Engineering Tunable Dual‐Dependent Emission in Co‐Doped Cs7Cd3Br13 Perovskites

ABSTRACT Cd‐based Cs 7 Cd 3 Br 13 perovskites, featuring both tetrahedral and octahedral polyhedral structures, have garnered significant acclaim for their efficient luminescent performance achieved through multi‐exciton state regulation by doping. However, it remains controversial whether the doping sites are in the octahedra or tetrahedra of Cs 7 Cd 3 Br 13 . To address this, we introduced Pb 2+ and Sb 3+ ions and, supported by experimental and theoretical evidence, demonstrated that these ions preferentially occupy the octahedra. Among them, Pb 2+ ions single doping achieves a near‐unity photoluminescence quantum yield of 93.7%, which results in excellent X‐ray scintillation performance, high light yield of 41,772 photon MeV −1 , and a low detection limit of 29.78 nGy air s –1 . Moreover, this incorporation of Pb 2+ and Sb 3+ enabled an exciton state regulation strategy, resulting in standard white light emission with CIE chromaticity coordinates of (0.33, 0.33).
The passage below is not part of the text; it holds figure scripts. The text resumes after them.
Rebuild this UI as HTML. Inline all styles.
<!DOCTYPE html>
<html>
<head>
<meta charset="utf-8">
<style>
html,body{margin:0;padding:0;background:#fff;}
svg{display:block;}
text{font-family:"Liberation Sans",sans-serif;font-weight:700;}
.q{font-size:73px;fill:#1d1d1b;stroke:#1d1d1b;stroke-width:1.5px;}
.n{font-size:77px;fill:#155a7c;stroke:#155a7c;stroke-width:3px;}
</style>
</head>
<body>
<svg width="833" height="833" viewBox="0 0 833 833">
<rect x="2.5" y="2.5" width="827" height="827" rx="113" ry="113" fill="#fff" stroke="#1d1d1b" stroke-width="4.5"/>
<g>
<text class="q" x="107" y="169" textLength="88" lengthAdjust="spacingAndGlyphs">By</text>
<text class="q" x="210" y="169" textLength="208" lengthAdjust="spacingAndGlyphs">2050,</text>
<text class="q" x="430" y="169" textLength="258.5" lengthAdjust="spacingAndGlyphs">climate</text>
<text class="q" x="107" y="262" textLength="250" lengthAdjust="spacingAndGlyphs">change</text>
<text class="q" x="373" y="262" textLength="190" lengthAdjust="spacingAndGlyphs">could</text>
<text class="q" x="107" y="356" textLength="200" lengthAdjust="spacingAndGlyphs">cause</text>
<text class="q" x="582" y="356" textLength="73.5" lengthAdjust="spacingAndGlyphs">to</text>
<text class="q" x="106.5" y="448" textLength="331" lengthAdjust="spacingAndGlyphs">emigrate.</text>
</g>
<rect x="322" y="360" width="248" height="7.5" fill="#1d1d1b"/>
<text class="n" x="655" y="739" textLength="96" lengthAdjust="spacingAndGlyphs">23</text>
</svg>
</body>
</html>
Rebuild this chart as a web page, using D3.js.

Additionally, a multifaceted optical anticounterfeiting and information encryption scheme was designed based on the differences in optical properties caused by the different sensitivities of [PbBr 6 ] 4 − octahedron and [SbBr 6 ] 3 − octahedron to temperature and excitation wavelengths. These diverse photoluminescence characteristics provide new insights and practical demonstrations for advanced X‐ray imaging, lighting, optical encryption, and anticounterfeiting technologies.